Exercise » Count how many lines include "script" and answer with that number only.

┄┄┄┄┄┄┄┄┄┄┄┄┄┄┄┄┄┄┄┄

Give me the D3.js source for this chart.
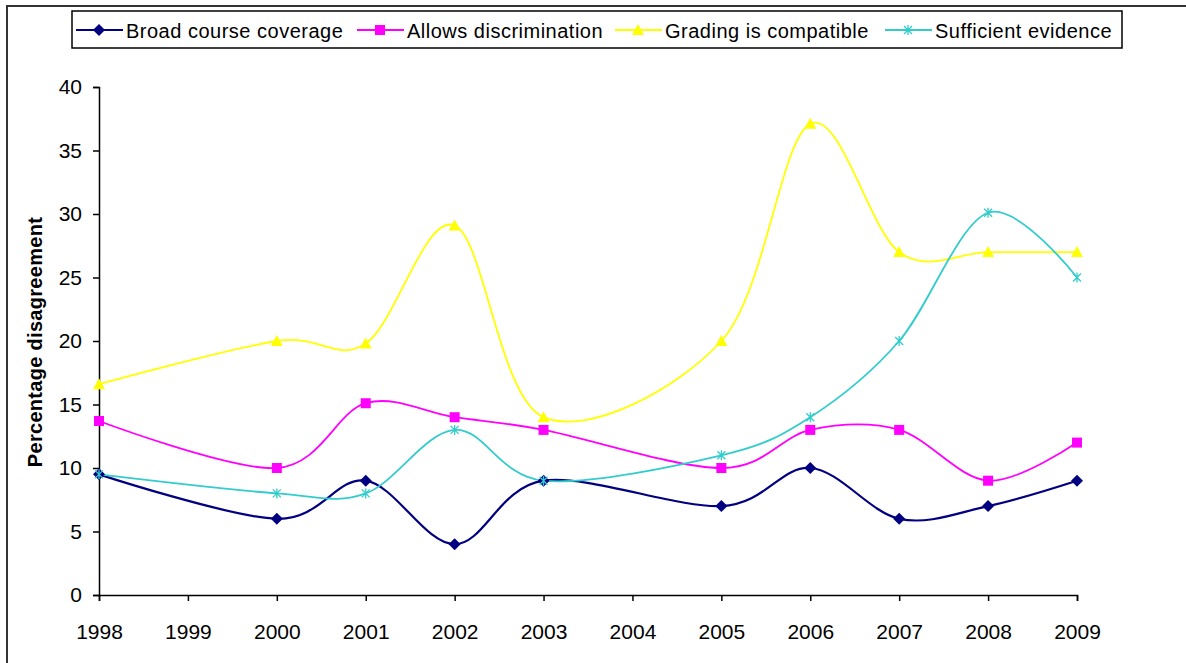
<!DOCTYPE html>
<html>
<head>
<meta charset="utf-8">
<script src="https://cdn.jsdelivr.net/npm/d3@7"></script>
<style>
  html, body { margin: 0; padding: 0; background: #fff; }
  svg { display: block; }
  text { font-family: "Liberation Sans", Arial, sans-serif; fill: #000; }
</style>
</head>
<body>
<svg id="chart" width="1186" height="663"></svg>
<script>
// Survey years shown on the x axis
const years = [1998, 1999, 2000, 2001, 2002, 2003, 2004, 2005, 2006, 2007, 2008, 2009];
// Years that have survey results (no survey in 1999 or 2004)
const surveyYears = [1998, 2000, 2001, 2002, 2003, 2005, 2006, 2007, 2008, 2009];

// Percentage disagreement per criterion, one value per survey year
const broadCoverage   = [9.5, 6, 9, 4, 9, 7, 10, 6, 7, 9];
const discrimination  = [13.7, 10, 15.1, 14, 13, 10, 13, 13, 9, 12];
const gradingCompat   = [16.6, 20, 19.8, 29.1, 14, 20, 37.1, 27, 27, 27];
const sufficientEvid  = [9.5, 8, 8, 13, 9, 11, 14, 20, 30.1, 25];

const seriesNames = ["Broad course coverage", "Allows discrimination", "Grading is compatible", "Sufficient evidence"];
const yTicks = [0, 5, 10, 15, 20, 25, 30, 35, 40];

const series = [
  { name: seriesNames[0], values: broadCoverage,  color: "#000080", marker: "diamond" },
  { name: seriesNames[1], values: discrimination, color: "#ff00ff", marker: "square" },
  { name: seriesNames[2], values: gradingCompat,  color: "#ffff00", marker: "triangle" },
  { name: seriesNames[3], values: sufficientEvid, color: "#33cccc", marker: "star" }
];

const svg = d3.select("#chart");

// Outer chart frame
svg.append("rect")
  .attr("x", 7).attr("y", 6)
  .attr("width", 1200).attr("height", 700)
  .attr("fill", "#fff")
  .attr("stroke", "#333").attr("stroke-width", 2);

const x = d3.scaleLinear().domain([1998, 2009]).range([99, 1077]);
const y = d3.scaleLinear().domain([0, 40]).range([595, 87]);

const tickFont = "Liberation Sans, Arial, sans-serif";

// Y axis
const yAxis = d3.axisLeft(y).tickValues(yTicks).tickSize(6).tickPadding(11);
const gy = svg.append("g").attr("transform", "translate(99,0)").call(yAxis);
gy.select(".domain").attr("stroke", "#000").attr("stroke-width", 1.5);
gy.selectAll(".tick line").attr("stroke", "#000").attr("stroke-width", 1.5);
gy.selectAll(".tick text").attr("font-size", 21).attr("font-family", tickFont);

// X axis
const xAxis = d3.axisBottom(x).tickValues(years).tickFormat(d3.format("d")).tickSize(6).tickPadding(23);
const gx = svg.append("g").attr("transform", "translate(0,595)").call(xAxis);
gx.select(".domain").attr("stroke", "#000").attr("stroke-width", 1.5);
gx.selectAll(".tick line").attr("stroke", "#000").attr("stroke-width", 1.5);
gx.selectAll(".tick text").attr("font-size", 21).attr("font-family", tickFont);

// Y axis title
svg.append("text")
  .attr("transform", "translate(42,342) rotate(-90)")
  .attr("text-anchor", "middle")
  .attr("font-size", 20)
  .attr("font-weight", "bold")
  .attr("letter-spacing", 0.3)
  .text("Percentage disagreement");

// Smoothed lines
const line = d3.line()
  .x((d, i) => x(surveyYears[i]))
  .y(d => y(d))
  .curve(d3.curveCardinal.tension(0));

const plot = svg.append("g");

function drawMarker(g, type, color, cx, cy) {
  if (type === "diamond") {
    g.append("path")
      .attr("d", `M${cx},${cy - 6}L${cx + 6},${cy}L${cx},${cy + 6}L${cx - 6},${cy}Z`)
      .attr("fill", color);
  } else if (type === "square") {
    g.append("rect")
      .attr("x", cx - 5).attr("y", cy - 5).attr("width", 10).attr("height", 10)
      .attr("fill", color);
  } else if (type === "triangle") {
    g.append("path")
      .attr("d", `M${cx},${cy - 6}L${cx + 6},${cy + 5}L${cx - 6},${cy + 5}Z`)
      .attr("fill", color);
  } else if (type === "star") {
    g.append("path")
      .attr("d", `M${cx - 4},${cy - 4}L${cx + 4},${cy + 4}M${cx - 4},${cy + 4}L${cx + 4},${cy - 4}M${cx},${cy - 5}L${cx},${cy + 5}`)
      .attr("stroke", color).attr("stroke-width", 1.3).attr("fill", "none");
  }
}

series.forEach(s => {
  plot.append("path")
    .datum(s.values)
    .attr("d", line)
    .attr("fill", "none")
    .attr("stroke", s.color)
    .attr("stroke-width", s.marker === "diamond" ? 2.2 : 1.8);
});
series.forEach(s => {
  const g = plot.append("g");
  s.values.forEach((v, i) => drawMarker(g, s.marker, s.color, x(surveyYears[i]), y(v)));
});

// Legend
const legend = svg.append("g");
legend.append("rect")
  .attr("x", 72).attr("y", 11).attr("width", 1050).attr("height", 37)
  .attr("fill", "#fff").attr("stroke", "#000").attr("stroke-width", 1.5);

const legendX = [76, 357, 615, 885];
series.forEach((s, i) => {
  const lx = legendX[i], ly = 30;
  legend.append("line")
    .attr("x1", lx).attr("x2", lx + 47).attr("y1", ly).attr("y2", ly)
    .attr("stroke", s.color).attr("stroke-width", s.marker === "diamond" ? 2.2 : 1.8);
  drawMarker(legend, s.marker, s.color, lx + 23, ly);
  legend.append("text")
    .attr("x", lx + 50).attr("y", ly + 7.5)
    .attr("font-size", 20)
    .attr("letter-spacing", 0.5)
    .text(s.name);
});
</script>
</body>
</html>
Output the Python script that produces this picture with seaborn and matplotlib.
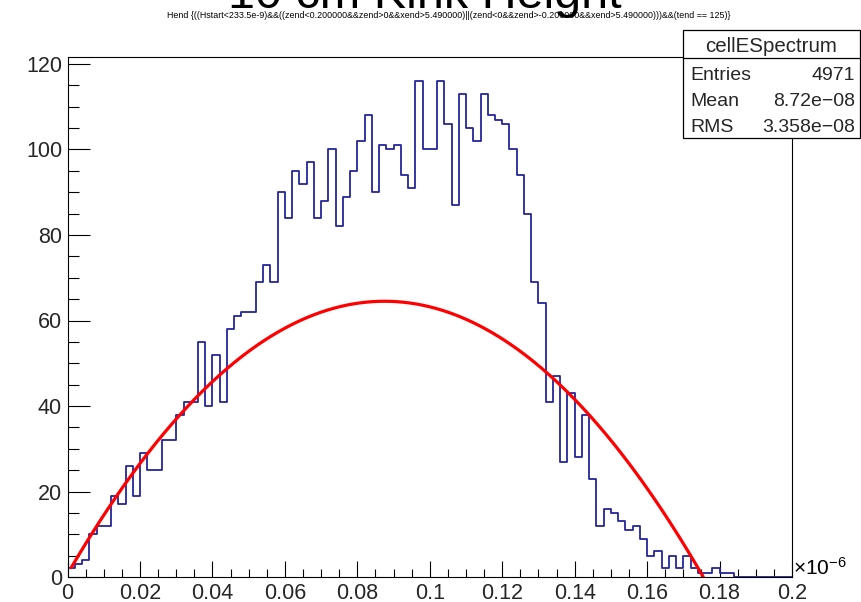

┄┄┄┄┄┄┄┄┄┄┄┄┄┄┄┄┄┄┄┄

Result below » 4